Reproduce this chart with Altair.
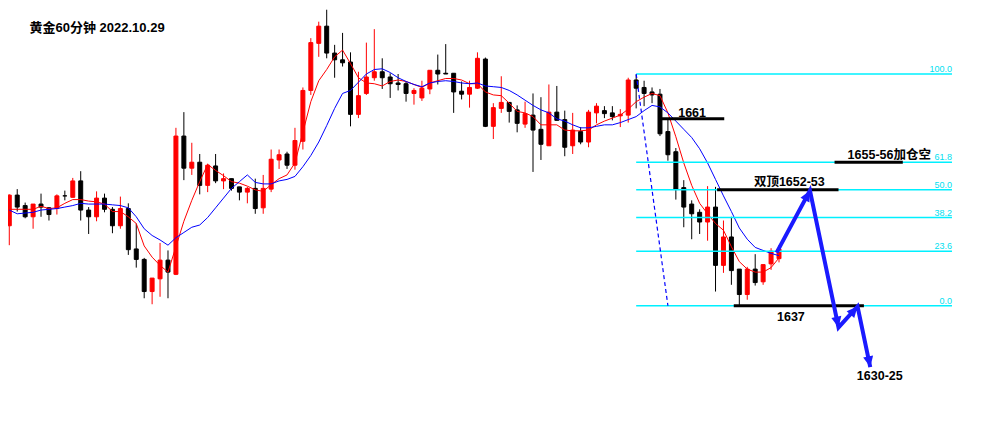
import altair as alt
import pandas as pd

# ---------------- data ----------------
TITLE = "黄金60分钟 2022.10.29"

OPEN = [
    1647.7, 1651.8, 1650.4, 1648.9, 1650.6, 1650.1, 1650.0, 1651.7, 1651.5, 1653.7,
    1649.8, 1648.9, 1651.4, 1649.9, 1647.7, 1650.0, 1644.6, 1643.2, 1638.9, 1640.6,
    1643.1, 1641.2, 1659.7, 1655.4, 1656.2, 1653.1, 1655.7, 1653.7, 1654.0, 1652.9,
    1652.2, 1652.7, 1650.1, 1652.6, 1656.5, 1657.3, 1655.8, 1659.0, 1665.8, 1672.1,
    1674.4, 1670.8, 1669.9, 1669.6, 1662.6, 1665.4, 1667.5, 1668.3, 1667.6, 1666.8,
    1666.7, 1665.4, 1664.8, 1666.0, 1668.5, 1668.1, 1668.1, 1665.7, 1665.3, 1666.1,
    1670.0, 1661.0, 1663.4, 1664.2, 1663.2, 1661.3, 1662.5, 1660.6, 1658.4, 1662.9,
    1661.9, 1658.4, 1660.3, 1658.9, 1662.8, 1663.1, 1662.8, 1662.4, 1662.5, 1667.2,
    1666.2, 1665.6, 1665.3, 1660.3, 1657.6, 1652.8, 1650.6, 1649.5, 1648.2, 1650.2,
    1642.4, 1646.2, 1641.9, 1638.5, 1641.9, 1640.2, 1642.6, 1643.3]
HIGH = [
    1651.9, 1652.6, 1650.8, 1650.6, 1652.0, 1650.2, 1651.9, 1652.4, 1654.1, 1655.0,
    1650.2, 1652.3, 1652.0, 1650.2, 1651.6, 1650.7, 1648.0, 1643.4, 1640.7, 1645.4,
    1644.4, 1660.8, 1662.9, 1658.8, 1657.3, 1656.0, 1657.3, 1654.7, 1654.0, 1652.9,
    1652.9, 1654.0, 1654.5, 1657.9, 1657.9, 1657.6, 1660.8, 1666.2, 1672.8, 1675.0,
    1676.6, 1671.9, 1673.5, 1670.9, 1668.3, 1672.2, 1674.0, 1670.1, 1668.1, 1668.0,
    1667.0, 1666.1, 1667.1, 1668.5, 1670.6, 1672.0, 1668.1, 1667.0, 1667.1, 1670.9,
    1670.2, 1664.1, 1667.7, 1664.2, 1663.8, 1664.3, 1665.4, 1664.9, 1666.6, 1666.4,
    1663.1, 1662.8, 1660.9, 1663.2, 1664.1, 1663.7, 1663.7, 1663.3, 1667.5, 1667.9,
    1667.1, 1666.2, 1666.0, 1661.9, 1658.1, 1653.8, 1651.1, 1649.9, 1653.0, 1652.9,
    1648.4, 1648.9, 1641.9, 1642.2, 1643.9, 1642.5, 1644.7, 1645.1]
LOW = [
    1645.1, 1649.6, 1648.7, 1647.3, 1648.9, 1648.4, 1649.2, 1651.1, 1651.5, 1648.4,
    1646.6, 1648.3, 1649.5, 1646.7, 1647.3, 1643.8, 1642.1, 1638.0, 1637.2, 1638.2,
    1638.0, 1641.1, 1653.8, 1654.5, 1651.9, 1652.2, 1653.4, 1652.6, 1652.4, 1651.1,
    1650.7, 1649.3, 1649.3, 1652.2, 1655.3, 1655.3, 1655.2, 1657.9, 1665.2, 1670.3,
    1670.1, 1667.5, 1669.0, 1661.0, 1662.1, 1665.2, 1667.1, 1666.0, 1664.8, 1665.8,
    1664.3, 1663.9, 1664.4, 1665.3, 1666.6, 1668.0, 1662.8, 1664.6, 1663.5, 1666.0,
    1660.9, 1659.3, 1662.8, 1661.5, 1660.2, 1660.8, 1654.9, 1656.5, 1658.4, 1661.8,
    1657.0, 1657.3, 1658.6, 1658.2, 1661.4, 1662.1, 1661.8, 1660.9, 1661.5, 1663.4,
    1663.7, 1664.1, 1659.7, 1656.4, 1651.2, 1647.5, 1645.9, 1646.6, 1645.7, 1638.9,
    1641.4, 1639.8, 1637.1, 1637.8, 1639.7, 1639.8, 1641.8, 1642.8]
CLOSE = [
    1651.8, 1650.2, 1648.9, 1650.6, 1650.2, 1649.2, 1651.7, 1651.7, 1653.7, 1649.8,
    1648.9, 1651.4, 1649.9, 1647.7, 1650.0, 1644.5, 1643.2, 1638.9, 1640.7, 1643.1,
    1641.5, 1659.7, 1655.4, 1656.2, 1653.1, 1655.8, 1653.7, 1654.0, 1652.7, 1652.2,
    1652.7, 1650.0, 1652.7, 1656.6, 1657.2, 1655.8, 1659.1, 1665.8, 1672.2, 1674.4,
    1670.8, 1669.9, 1669.5, 1662.6, 1665.1, 1667.6, 1668.3, 1667.5, 1666.7, 1666.6,
    1665.4, 1665.8, 1666.1, 1668.5, 1668.0, 1668.0, 1665.6, 1665.3, 1666.2, 1670.1,
    1661.0, 1663.5, 1664.2, 1663.0, 1661.4, 1662.7, 1660.5, 1658.6, 1662.9, 1661.8,
    1658.2, 1660.5, 1658.9, 1662.9, 1663.7, 1662.7, 1662.3, 1662.6, 1667.2, 1666.1,
    1665.4, 1665.2, 1660.0, 1657.2, 1652.6, 1650.2, 1649.3, 1648.2, 1650.2, 1642.4,
    1646.2, 1641.7, 1638.5, 1641.9, 1640.1, 1642.5, 1644.3, 1644.6]

MA_FAST = [
    1649.9, 1649.9, 1649.9, 1649.9, 1650.3, 1650.0, 1650.1, 1650.7, 1651.2, 1651.2,
    1651.0, 1650.9, 1650.6, 1649.6, 1649.6, 1648.9, 1648.0, 1645.0, 1643.5, 1642.4,
    1641.5, 1644.9, 1648.3, 1651.1, 1653.6, 1655.9, 1655.1, 1654.4, 1653.6, 1653.4,
    1653.0, 1652.5, 1652.3, 1653.2, 1654.0, 1654.5, 1656.1, 1660.2, 1664.3, 1667.1,
    1668.6, 1670.3, 1671.2, 1669.4, 1667.5, 1666.8, 1666.7, 1666.4, 1667.0, 1667.2,
    1667.0, 1666.6, 1666.2, 1666.8, 1667.1, 1667.4, 1667.4, 1667.2, 1666.7, 1666.7,
    1665.6, 1665.2, 1665.1, 1664.1, 1663.0, 1662.8, 1662.3, 1661.2, 1661.2, 1661.2,
    1660.5, 1660.4, 1660.4, 1660.5, 1661.2, 1661.7, 1662.1, 1662.5, 1663.3, 1664.3,
    1664.9, 1665.4, 1665.1, 1662.8, 1659.6, 1656.1, 1653.1, 1650.7, 1649.3, 1648.0,
    1647.1, 1644.9, 1642.9, 1641.9, 1641.5, 1641.5, 1642.1, 1643.4]
MA_SLOW = [
    1649.8, 1649.3, 1649.4, 1649.5, 1649.8, 1649.9, 1650.0, 1650.2, 1650.4, 1650.7,
    1650.6, 1650.6, 1650.6, 1650.5, 1650.4, 1650.1, 1648.9, 1647.3, 1646.4, 1645.8,
    1645.1, 1646.1, 1646.8, 1647.5, 1647.8, 1648.8, 1650.1, 1651.4, 1652.7, 1653.6,
    1654.5, 1653.5, 1653.3, 1653.3, 1653.7, 1653.9, 1654.3, 1655.6, 1657.1, 1658.9,
    1661.1, 1663.4, 1665.4, 1665.8, 1666.9, 1668.0, 1668.6, 1668.7, 1668.2, 1667.5,
    1667.0, 1666.6, 1666.3, 1666.8, 1667.0, 1667.1, 1667.0, 1666.8, 1666.7, 1666.8,
    1666.4, 1666.3, 1666.2, 1665.8, 1665.2, 1664.5, 1663.8, 1663.2, 1662.8, 1662.0,
    1661.7, 1661.2, 1660.8, 1660.8, 1661.0, 1661.2, 1661.2, 1661.5, 1661.9, 1662.3,
    1663.1, 1663.8, 1663.6, 1662.8, 1661.7, 1660.6, 1659.5, 1658.0, 1656.1, 1653.9,
    1651.7, 1649.6, 1647.4, 1645.9, 1644.8, 1644.4, 1644.0, 1643.7]

FIB_LABELS = ["100.0", "61.8", "50.0", "38.2", "23.6", "0.0"]
FIB_PRICES = [1668.0, 1656.2, 1652.5, 1648.8, 1644.3, 1637.0]
FIB_FROM, FIB_TO = 79.0, 118.8          # candle index span of the fib lines

# horizontal black key levels: start index, end index, price
LEVEL_FROM = [82.0, 104.0, 89.2, 91.3]
LEVEL_TO = [90.1, 112.6, 104.5, 107.7]
LEVEL_PRICE = [1662.0, 1656.2, 1652.5, 1637.0]

NOTE_TEXT = ["1661", "1655-56加仓空", "双顶1652-53", "1637", "1630-25"]
NOTE_I = [86.05, 110.9, 98.3, 98.5, 109.7]
NOTE_P = [1662.8, 1657.1, 1653.5, 1635.5, 1627.6]

# dashed projection line (index, price)
DASH_I = [79.0, 83.0]
DASH_P = [1668.0, 1637.0]

# projected path (index, price)
PATH_I = [96.7, 100.9, 104.5, 106.9, 108.5]
PATH_P = [1644.1, 1652.4, 1634.1, 1636.9, 1628.8]

# ---------------- styles ----------------
RED = "#ff0000"
BLACK = "#000000"
CYAN = "#00f0ff"
BLUE = "#0000ff"
ARROW = "#1a1aff"
HEAD_ANGLES = [27.7, 168.4, 41.4, 168.6]
FONT = "Liberation Sans, Arial, Noto Sans CJK SC"

xs = alt.Scale(domain=[-0.1625, 122.96], nice=False, zero=False)
ys = alt.Scale(domain=[1623.32, 1676.83], nice=False, zero=False)


def X(f):
    return alt.X(f, type="quantitative", scale=xs, axis=None)


def Y(f):
    return alt.Y(f, type="quantitative", scale=ys, axis=None)


dir_scale = alt.Scale(domain=["up", "down"], range=[RED, BLACK])

candles = pd.DataFrame({"i": list(range(len(OPEN))), "o": OPEN, "h": HIGH, "l": LOW, "c": CLOSE})
cbase = alt.Chart(candles).transform_calculate(
    dir="datum.c > datum.o ? 'up' : 'down'",
    xl="datum.i - 0.25",
    xr="datum.i + 0.25",
    top="max(datum.o, datum.c)",
    bot="min(datum.o, datum.c)",
)

wicks = cbase.mark_rule(strokeWidth=1).encode(
    x=X("i"), y=Y("l"), y2="h:Q",
    color=alt.Color("dir:N", scale=dir_scale, legend=None),
)
bodies = cbase.mark_rect(strokeWidth=1).encode(
    x=X("xl"), x2="xr:Q", y=Y("bot"), y2="top:Q",
    color=alt.Color("dir:N", scale=dir_scale, legend=None),
    stroke=alt.Stroke("dir:N", scale=dir_scale, legend=None),
)

ma = pd.DataFrame({"i": list(range(len(MA_FAST))), "fast": MA_FAST, "slow": MA_SLOW})
ma_fast = alt.Chart(ma).mark_line(color=RED, strokeWidth=1).encode(x=X("i"), y=Y("fast"))
ma_slow = alt.Chart(ma).mark_line(color=BLUE, strokeWidth=1).encode(x=X("i"), y=Y("slow"))

fib = pd.DataFrame({"lab": FIB_LABELS, "p": FIB_PRICES,
                    "x0": [FIB_FROM] * len(FIB_PRICES), "x1": [FIB_TO] * len(FIB_PRICES)})
fib_lines = alt.Chart(fib).mark_rule(color=CYAN, strokeWidth=1.5).encode(
    x=X("x0"), x2="x1:Q", y=Y("p"))
fib_text = alt.Chart(fib).mark_text(
    align="right", baseline="alphabetic", dy=-2, fontSize=9, color="#00e0f0", font=FONT
).encode(x=X("x1"), y=Y("p"), text="lab:N")

dash = pd.DataFrame({"i": DASH_I, "p": DASH_P})
dash_line = alt.Chart(dash).mark_line(color=BLUE, strokeWidth=1.2, strokeDash=[4, 3]).encode(
    x=X("i"), y=Y("p"))

levels = pd.DataFrame({"x0": LEVEL_FROM, "x1": LEVEL_TO, "p": LEVEL_PRICE})
level_lines = alt.Chart(levels).mark_rule(color=BLACK, strokeWidth=3).encode(
    x=X("x0"), x2="x1:Q", y=Y("p"))

notes = pd.DataFrame({"t": NOTE_TEXT, "i": NOTE_I, "p": NOTE_P})
note_text = alt.Chart(notes).mark_text(
    align="center", baseline="middle", fontSize=12.5, fontWeight="bold", color=BLACK, font=FONT
).encode(x=X("i"), y=Y("p"), text="t:N")

path = pd.DataFrame({"k": list(range(len(PATH_I))), "i": PATH_I, "p": PATH_P})
path_line = alt.Chart(path).mark_line(color=ARROW, strokeWidth=4, strokeJoin="miter").encode(
    x=X("i"), y=Y("p"), order="k:Q")
heads = pd.DataFrame({"i": PATH_I[1:], "p": PATH_P[1:], "ang": HEAD_ANGLES})
path_heads = alt.Chart(heads).mark_point(
    shape="M0,0 L-0.8,1.7 L0.8,1.7 Z", filled=True, size=160, color=ARROW, opacity=1
).encode(x=X("i"), y=Y("p"), angle=alt.Angle("ang:Q", scale=None))

title = alt.Chart(pd.DataFrame({"t": [TITLE]})).mark_text(
    align="left", baseline="middle", fontSize=13, fontWeight="bold", color=BLACK, font=FONT
).encode(x=alt.value(21.5), y=alt.value(20), text="t:N")

chart = alt.layer(
    wicks, bodies, ma_fast, ma_slow, fib_lines, fib_text, dash_line,
    level_lines, note_text, path_line, path_heads, title
).properties(
    width=977, height=400, padding=0, autosize="none", background="white"
).configure_view(strokeWidth=0)

chart.save("out.html", embed_options={"renderer": "svg", "actions": False})
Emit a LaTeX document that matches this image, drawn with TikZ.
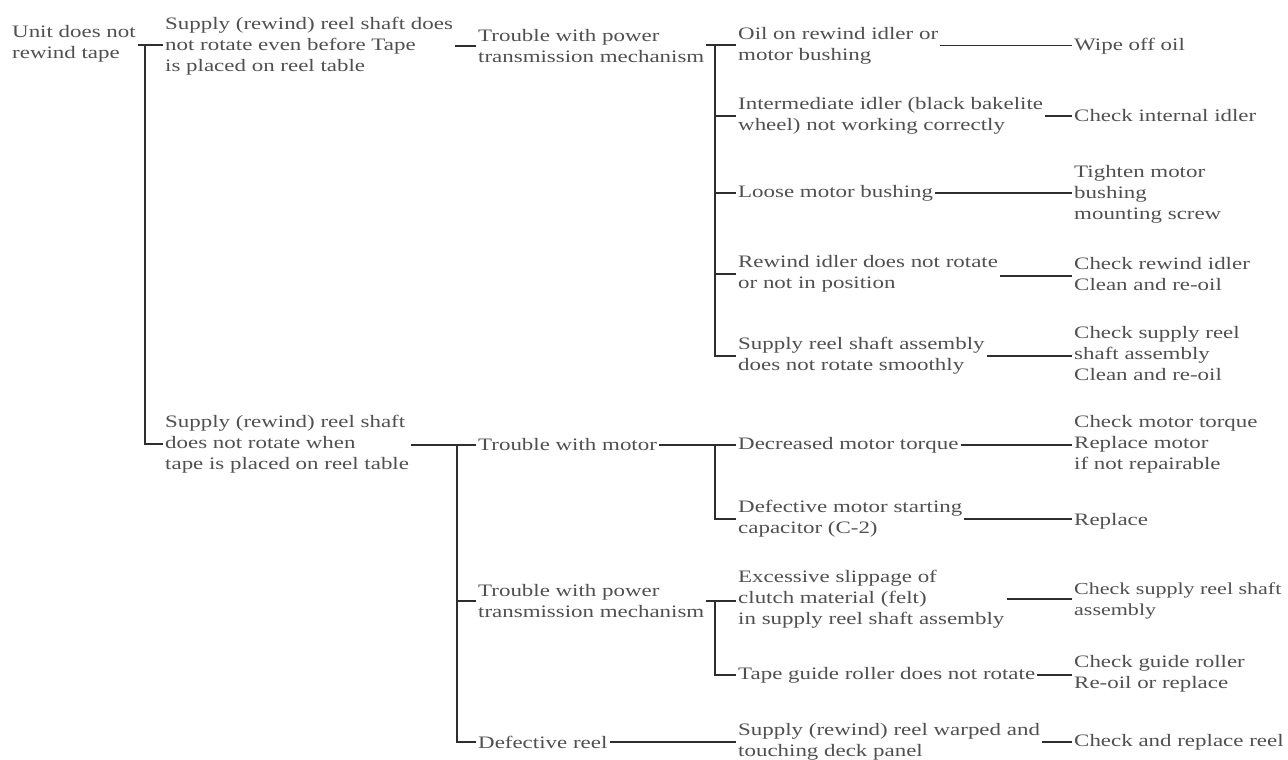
\documentclass[tikz,border=0pt]{standalone}
\usepackage{fontspec}
\setmainfont{Liberation Serif}[FakeStretch=1.31]
\definecolor{txtgray}{HTML}{505050}
\definecolor{linegray}{HTML}{2E2E2E}
\begin{document}
\begin{tikzpicture}[x=1pt,y=-1pt,
  txt/.style={anchor=west, align=left, inner sep=2pt, text=txtgray,
    font=\fontsize{17.5}{21}\selectfont},
  conn/.style={draw=linegray, line width=1.3pt}]
\useasboundingbox[fill=white] (0,0) rectangle (1288,760);
% column 0
\node[txt] (root) at (10,44) {Unit does not\\rewind tape};
% column 1
\node[txt] (c1a) at (163,46) {Supply (rewind) reel shaft does\\not rotate even before Tape\\is placed on reel table};
\node[txt] (c1b) at (163,444) {Supply (rewind) reel shaft\\does not rotate when\\tape is placed on reel table};
% column 2
\node[txt] (c2a) at (476,46) {Trouble with power\\transmission mechanism};
\node[txt] (c2b) at (476,445) {Trouble with motor};
\node[txt] (c2c) at (476,601) {Trouble with power\\transmission mechanism};
\node[txt] (c2d) at (476,742) {Defective reel};
% column 3
\node[txt] (c3a) at (736,45.5) {Oil on rewind idler or\\motor bushing};
\node[txt] (c3b) at (736,116) {Intermediate idler (black bakelite\\wheel) not working correctly};
\node[txt] (c3c) at (736,193) {Loose motor bushing};
\node[txt] (c3d) at (736,274) {Rewind idler does not rotate\\or not in position};
\node[txt] (c3e) at (736,356) {Supply reel shaft assembly\\does not rotate smoothly};
\node[txt] (c3f) at (736,445) {Decreased motor torque};
\node[txt] (c3g) at (736,519) {Defective motor starting\\capacitor (C-2)};
\node[txt] (c3h) at (736,599) {Excessive slippage of\\clutch material (felt)\\in supply reel shaft assembly};
\node[txt] (c3i) at (736,675) {Tape guide roller does not rotate};
\node[txt] (c3j) at (736,742) {Supply (rewind) reel warped and\\touching deck panel};
% column 4
\node[txt] (c4a) at (1072,46) {Wipe off oil};
\node[txt] (c4b) at (1072,116) {Check internal idler};
\node[txt] (c4c) at (1072,194) {Tighten motor\\bushing\\mounting screw};
\node[txt] (c4d) at (1072,274) {Check rewind idler\\Clean and re-oil};
\node[txt] (c4e) at (1072,354) {Check supply reel\\shaft assembly\\Clean and re-oil};
\node[txt] (c4f) at (1072,444) {Check motor torque\\Replace motor\\if not repairable};
\node[txt] (c4g) at (1072,521) {Replace};
\node[txt, font=\fontsize{16.8}{21}\selectfont] (c4h) at (1072,601) {Check supply reel shaft\\assembly};
\node[txt] (c4i) at (1072,674) {Check guide roller\\Re-oil or replace};
\node[txt] (c4j) at (1072,742) {Check and replace reel};
% junctions
\coordinate (j1) at (145,45);
\coordinate (j1b) at (457,445);
\coordinate (j2a) at (715,45);
\coordinate (j2b) at (715,445);
\coordinate (j2c) at (715,601);
% tree 1
\draw[conn] (root.east |- j1) -- (j1) -- (j1 -| c1a.west);
\draw[conn] (c1b.west) -| (j1);
% c1a -> c2a
\draw[conn] (c1a.east) -- (c1a.east -| c2a.west);
% c2a tree
\draw[conn] (c2a.east |- j2a) -- (j2a -| c3a.west);
\draw[conn] (c3b.west) -| (j2a);
\draw[conn] (c3c.west) -| (j2a);
\draw[conn] (c3d.west) -| (j2a);
\draw[conn] (c3e.west) -| (j2a);
% c1b tree
\draw[conn] (c1b.east |- j1b) -- (j1b -| c2b.west);
\draw[conn] (c2c.west) -| (j1b);
\draw[conn] (c2d.west) -| (j1b);
% c2b tree
\draw[conn] (c2b.east) -- (c2b.east -| c3f.west);
\draw[conn] (c3g.west) -| (j2b);
% c2c tree
\draw[conn] (c2c.east |- j2c) -- (j2c -| c3h.west);
\draw[conn] (c3i.west) -| (j2c);
% c2d
\draw[conn] (c2d.east) -- (c2d.east -| c3j.west);
% column 3 -> column 4
\draw[conn] (c3a.east) -- (c3a.east -| c4a.west);
\draw[conn] (c3b.east) -- (c3b.east -| c4b.west);
\draw[conn] (c3c.east) -- (c3c.east -| c4c.west);
\draw[conn] ([yshift=-2pt]c3d.east) -- ([yshift=-2pt]c3d.east -| c4d.west);
\draw[conn] (c3e.east) -- (c3e.east -| c4e.west);
\draw[conn] (c3f.east) -- (c3f.east -| c4f.west);
\draw[conn] (c3g.east) -- (c3g.east -| c4g.west);
\draw[conn] (c3h.east) -- (c3h.east -| c4h.west);
\draw[conn] (c3i.east) -- (c3i.east -| c4i.west);
\draw[conn] (c3j.east) -- (c3j.east -| c4j.west);
\end{tikzpicture}
\end{document}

(TASK DETAILS):
Return each line where "with" shows up.

(WRITTEN RESPONSE):
Reproduce this chart with Altair.
Emit a LaTeX document that matches this image, drawn with TikZ.
\node[txt] (c2a) at (476,46) {Trouble with power\\transmission mechanism};
\node[txt] (c2b) at (476,445) {Trouble with motor};
\node[txt] (c2c) at (476,601) {Trouble with power\\transmission mechanism};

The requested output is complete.